Таким образом страдание неразрывно сплетено с возрастанием в человеке достоинства, и в меру того как мы стремимся стать лучше, мы не должны во что бы то пи стало стремиться быть довольными счастливцами. Воля, неизмеримо мудрейшая, нежели наше предвидение, положила, и навсегда, предел для достижения такого довольства. Но мы пренебрегли этою волею и, не замечая невидимости законов, связывающих нашу природу и жизнь, слепо порываемся к счастью, от которого всякий раз, однако, неодолимо отталкиваемся. Поколение за поколением новое человечество усиливается достигнуть до этой простой и ясной цели, не будучи в состоянии освободиться от представлений своей природы, как главным образом восприемника светлых или горестных впечатлений. Ему непонятно, почему оно не может избежать вторых и наполниться только первыми; для него весь труд истории сводится к искусству – завязать мешок своего бытия со стороны печалей и открыть его широко с другой стороны, откуда приходит все радостное. Тогда-то наступило бы это счастье, беспечальное, нескончаемое, для всех достаточное. Погрузясь в предвкушение его, человек работает над своим прогрессом, высчитывая со всяким усилием, сколько привходит ему счастья, и страшась одного только, как бы с этим счастьем не привзошло какого-нибудь горя. Но, странное дело, горя всякий раз привходит больше, чем счастья, и чем более подвигается история, тем более грозит человеку судьба безумца, который умирает от голода, высчитывая какие-то неполученные богатства.
XVI
Когда затемнение спутавшегося ума становится так сильно, то можно думать, что близок исход из него.
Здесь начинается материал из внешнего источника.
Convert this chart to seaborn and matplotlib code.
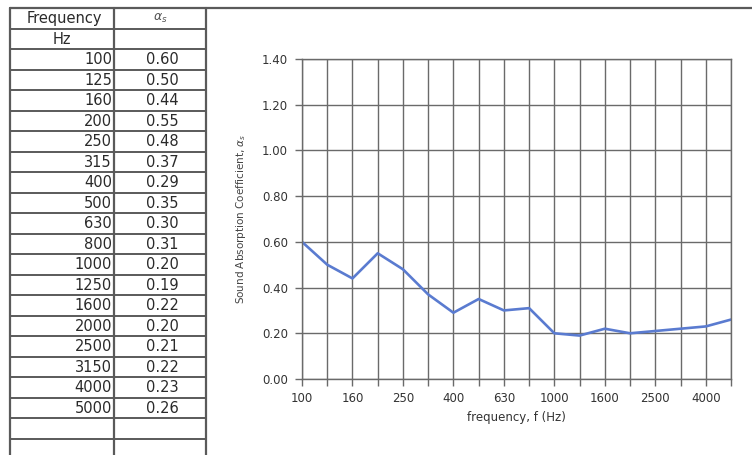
import numpy as np
import pandas as pd
import matplotlib
matplotlib.use("Agg")
import matplotlib.pyplot as plt
import seaborn as sns

# ---- data ----
freq_hz = ["100", "125", "160", "200", "250", "315", "400", "500", "630",
           "800", "1000", "1250", "1600", "2000", "2500", "3150", "4000", "5000"]
alpha_s = [0.60, 0.50, 0.44, 0.55, 0.48, 0.37, 0.29, 0.35, 0.30,
           0.31, 0.20, 0.19, 0.22, 0.20, 0.21, 0.22, 0.23, 0.26]
y_ticks = [0.0, 0.2, 0.4, 0.6, 0.8, 1.0, 1.2, 1.4]

sns.set_theme(style="white")
plt.rcParams['font.family'] = ['DejaVu Sans']
plt.rcParams['mathtext.fontset'] = 'dejavusans'

W, H = 752, 455
fig = plt.figure(figsize=(W / 100, H / 100), dpi=100)
fig.patch.set_facecolor("white")

# ---- table (drawn on a full-figure overlay in pixel coordinates) ----
tab = fig.add_axes([0, 0, 1, 1])
tab.set_xlim(0, W)
tab.set_ylim(H, 0)
tab.axis("off")
line_c = "#5a5a5a"
x_left, x_mid, x_right = 10, 114, 206
row_h = 20.5
y0 = 8
tab.plot([x_left, W], [y0, y0], color=line_c, lw=1.6)
for xv in (x_left, x_mid, x_right):
    tab.plot([xv, xv], [y0, H], color=line_c, lw=1.6)
n_rows = 2 + len(freq_hz) + 2
for i in range(1, n_rows + 1):
    yy = y0 + i * row_h
    if yy < H:
        tab.plot([x_left, x_right], [yy, yy], color=line_c, lw=1.4)

txt_c = "#2a2a2a"
fs_tab = 10.5
tab.text((x_left + x_mid) / 2 + 2, y0 + row_h / 2 + 0.5, "Frequency", ha="center", va="center",
         fontsize=fs_tab, color=txt_c)
tab.text((x_mid + x_right) / 2, y0 + row_h / 2, r"$\alpha_s$", ha="center", va="center",
         fontsize=9, color="#555555")
tab.text((x_left + x_mid) / 2, y0 + 1.5 * row_h + 0.5, "Hz", ha="center", va="center",
         fontsize=fs_tab, color=txt_c)
for i, (f, a) in enumerate(zip(freq_hz, alpha_s)):
    yc = y0 + (i + 2.5) * row_h + 0.5
    tab.text(x_mid - 2, yc, f, ha="right", va="center", fontsize=fs_tab, color=txt_c)
    tab.text((x_mid + x_right) / 2 + 2, yc, f"{a:.2f}", ha="center", va="center",
             fontsize=fs_tab, color=txt_c)

# ---- chart ----
left, right, top, bottom = 302, 731, 59, 379
ax = fig.add_axes([left / W, 1 - bottom / H, (right - left) / W, (bottom - top) / H])
df = pd.DataFrame({"freq": freq_hz, "alpha": alpha_s})
sns.pointplot(data=df, x="freq", y="alpha", order=freq_hz, color="#5a7bd0",
              markers="", linestyles="-", errorbar=None, ax=ax)
for ln in ax.lines:
    ln.set_linewidth(1.9)
ax.set_xlim(0, len(freq_hz) - 1)
ax.set_ylim(0, 1.4)
ax.set_yticks(y_ticks)
ax.set_yticklabels([f"{v:.2f}" for v in y_ticks])
ax.set_xticks(range(len(freq_hz)))
ax.set_xticklabels([f if i % 2 == 0 else "" for i, f in enumerate(freq_hz)])
grid_c = "#6a6a6a"
ax.grid(True, color=grid_c, linewidth=1.0)
ax.set_axisbelow(True)
for s in ax.spines.values():
    s.set_visible(True)
    s.set_color(grid_c)
    s.set_linewidth(1.0)
ax.tick_params(axis="both", which="major", direction="out", length=5, width=1.0,
               color=grid_c, labelsize=8.5, labelcolor="#333333", pad=5,
               bottom=True, left=True)
ax.tick_params(axis="x", pad=4)
ax.set_xlabel("frequency, f (Hz)", fontsize=8.5, color="#333333", labelpad=5)
ax.set_ylabel(r"Sound Absorption Coefficient, $\alpha_s$", fontsize=7.5, color="#444444",
              labelpad=10)
ax.set_facecolor("white")

fig.savefig("out.png", dpi=100, facecolor="white")
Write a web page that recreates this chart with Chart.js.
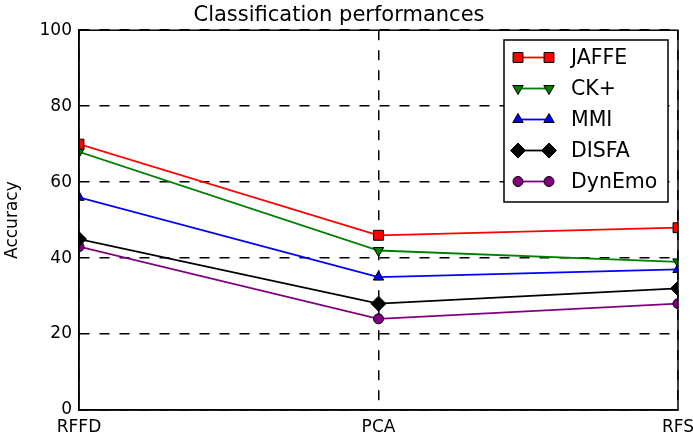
<!DOCTYPE html>
<html>
<head>
<meta charset="utf-8">
<script src="https://cdn.jsdelivr.net/npm/chart.js@4/dist/chart.umd.min.js"></script>
<style>
  html, body { margin: 0; padding: 0; background: #ffffff; }
  #wrap { width: 693px; height: 437px; }
</style>
</head>
<body>
<div id="wrap"><canvas id="perf-chart" width="693" height="437"></canvas></div>
<script>
// Chart data
const methods = ['RFFD', 'PCA', 'RFS'];
const jaffe = [70, 46, 48];
const ckPlus = [68, 42, 39];
const mmi = [56, 35, 37];
const disfa = [45, 28, 32];
const dynEmo = [43, 24, 28];
const yTicks = [0, 20, 40, 60, 80, 100];

const FONT = "'DejaVu Sans', sans-serif";

function series(label, data, color, pointStyle, radius, rotation) {
  return {
    label: label,
    data: data,
    borderColor: color,
    backgroundColor: color,
    borderWidth: 1.8,
    pointStyle: pointStyle,
    pointRadius: radius,
    pointHoverRadius: radius,
    pointRotation: rotation || 0,
    pointBackgroundColor: color,
    pointBorderColor: '#000000',
    pointBorderWidth: 1,
    tension: 0,
    clip: 0
  };
}

// Draws the matplotlib-style legend box inside the plot area
const boxLegend = {
  id: 'boxLegend',
  afterDatasetsDraw(chart) {
    const ctx = chart.ctx;
    const area = chart.chartArea;
    // full frame around the plot
    ctx.save();
    ctx.strokeStyle = '#000000';
    ctx.lineWidth = 1.5;
    ctx.strokeRect(area.left, area.top, area.right - area.left, area.bottom - area.top);

    const x0 = 504, y0 = 40, w = 164, h = 162;
    ctx.fillStyle = '#ffffff';
    ctx.fillRect(x0, y0, w, h);
    ctx.strokeRect(x0, y0, w, h);

    ctx.font = '20.5px ' + FONT;
    ctx.textBaseline = 'middle';
    ctx.textAlign = 'left';
    chart.data.datasets.forEach((ds, i) => {
      const y = 57.5 + i * 31;
      ctx.strokeStyle = ds.borderColor;
      ctx.lineWidth = ds.borderWidth;
      ctx.beginPath();
      ctx.moveTo(518, y);
      ctx.lineTo(549, y);
      ctx.stroke();
      const opts = {
        pointStyle: ds.pointStyle,
        radius: ds.pointRadius,
        rotation: ds.pointRotation,
        borderWidth: 1
      };
      [518, 549].forEach((px) => {
        ctx.fillStyle = ds.pointBackgroundColor;
        ctx.strokeStyle = '#000000';
        ctx.lineWidth = 1;
        Chart.helpers.drawPoint(ctx, opts, px, y);
      });
      ctx.fillStyle = '#000000';
      ctx.fillText(ds.label, 571, y + 1);
    });
    ctx.restore();
  }
};

new Chart(document.getElementById('perf-chart').getContext('2d'), {
  type: 'line',
  data: {
    labels: methods,
    datasets: [
      series('JAFFE', jaffe, '#ff0000', 'rect', 7),
      series('CK+', ckPlus, '#008000', 'triangle', 6, 180),
      series('MMI', mmi, '#0000ff', 'triangle', 6),
      series('DISFA', disfa, '#000000', 'rectRot', 7.5),
      series('DynEmo', dynEmo, '#800080', 'circle', 5)
    ]
  },
  options: {
    responsive: false,
    animation: false,
    devicePixelRatio: 1,
    layout: { padding: { left: 0, right: 15, top: 0, bottom: 0 } },
    plugins: {
      legend: { display: false },
      tooltip: { enabled: false },
      title: {
        display: true,
        text: 'Classification performances',
        color: '#000000',
        font: { size: 21, weight: 'normal', family: FONT },
        padding: { top: 3, bottom: 2 }
      }
    },
    scales: {
      x: {
        type: 'category',
        offset: false,
        grid: { color: '#000000', lineWidth: 1.5, drawTicks: false },
        border: { display: true, color: '#000000', width: 1.5, dash: [10, 10], dashOffset: 0 },
        ticks: {
          color: '#000000',
          padding: 7,
          maxRotation: 0,
          autoSkip: false,
          font: { size: 17, family: FONT }
        },
        afterFit(scale) {
          scale.height = 27;
          scale.paddingLeft = 0;
          scale.paddingRight = 0;
        }
      },
      y: {
        min: 0,
        max: 100,
        grid: { color: '#000000', lineWidth: 1.5, drawTicks: false },
        border: { display: true, color: '#000000', width: 1.5, dash: [10, 10] },
        afterBuildTicks(scale) {
          scale.ticks = yTicks.map((v) => ({ value: v }));
        },
        ticks: {
          color: '#000000',
          padding: 7,
          font: { size: 17, family: FONT }
        },
        title: {
          display: true,
          text: 'Accuracy',
          color: '#000000',
          font: { size: 17, family: FONT },
          padding: { top: 2, bottom: 0 }
        },
        afterFit(scale) {
          scale.width = 79;
          scale.paddingTop = 0;
          scale.paddingBottom = 0;
        }
      }
    }
  },
  plugins: [boxLegend]
});
</script>
</body>
</html>
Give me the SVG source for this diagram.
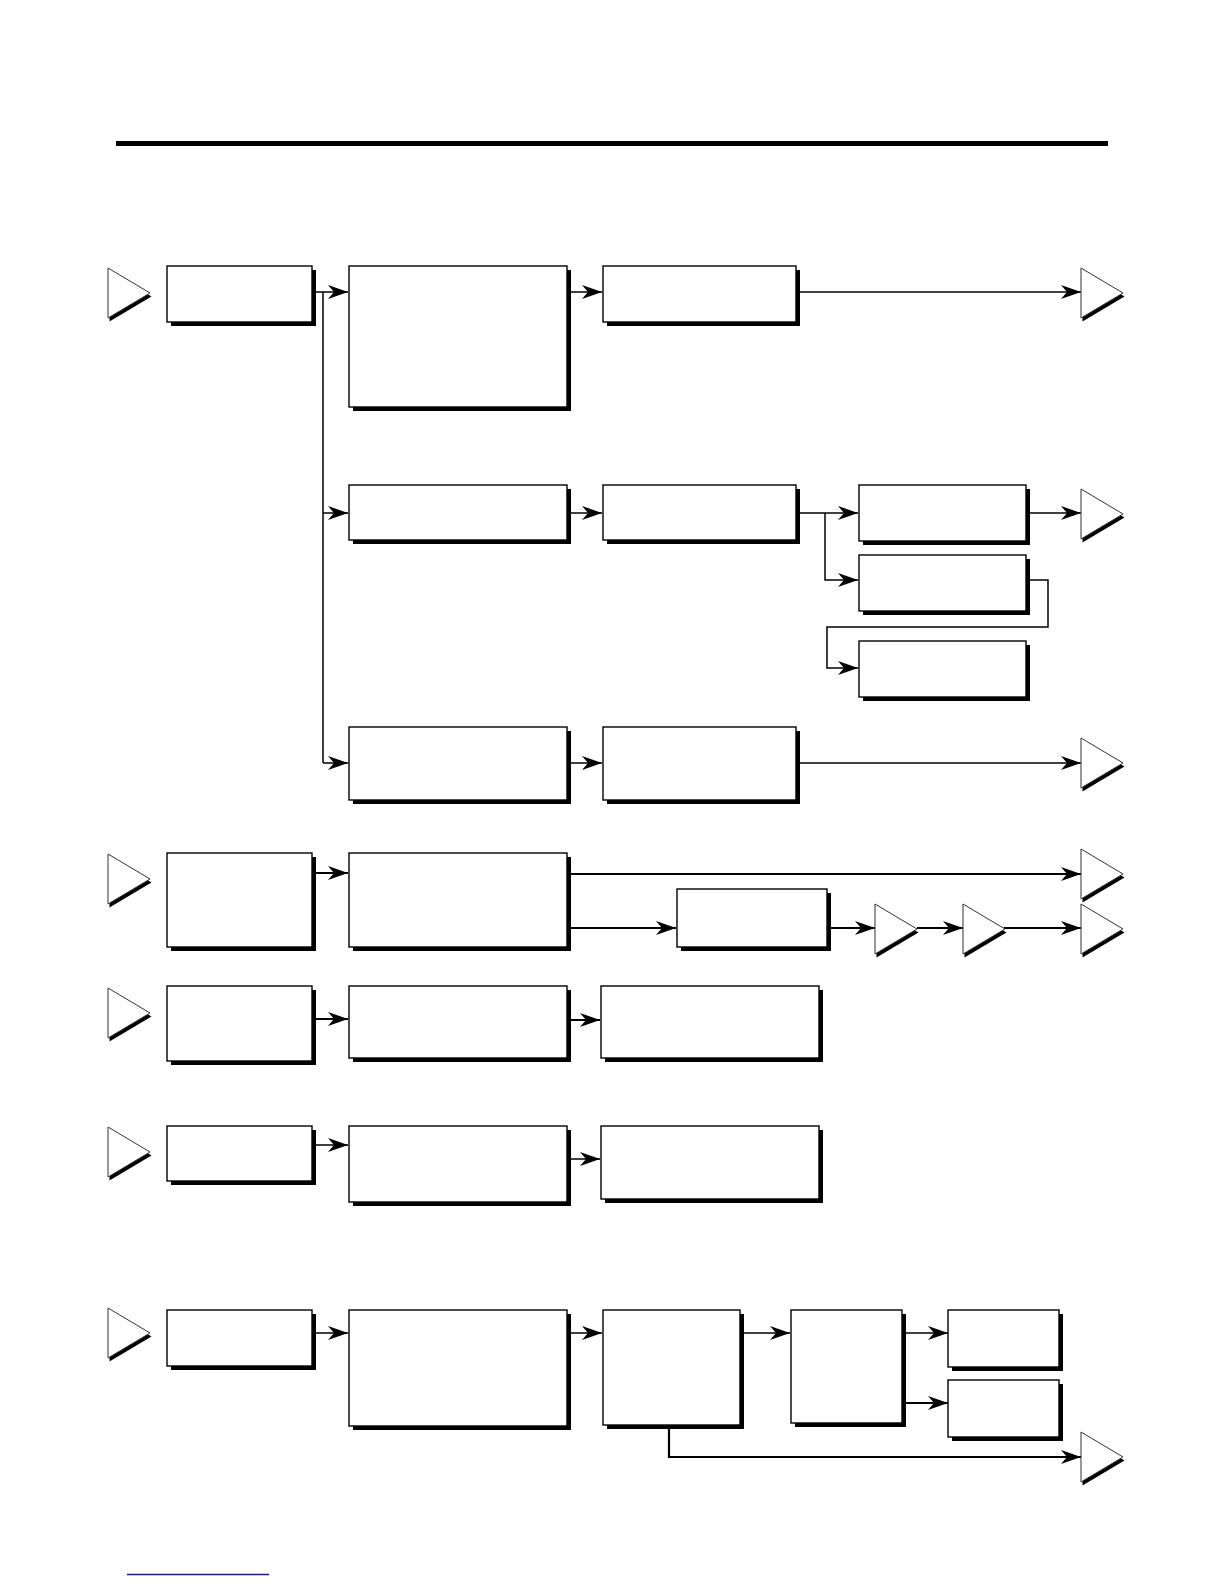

Подобно тому, как на рубеже средней и новой истории человек, дойдя до крайней искусственности и бесплодности в силлогизации, вдруг и ясно вышел на петь опыта, о котором целое тысячелетие как будто забыл совершенно, – так точно и XIX век, столь подробно попытавшийся осуществить человеческое счастье на земле, несомненно стоит накануне исхода к совершенно противоположному течению идей и чувств.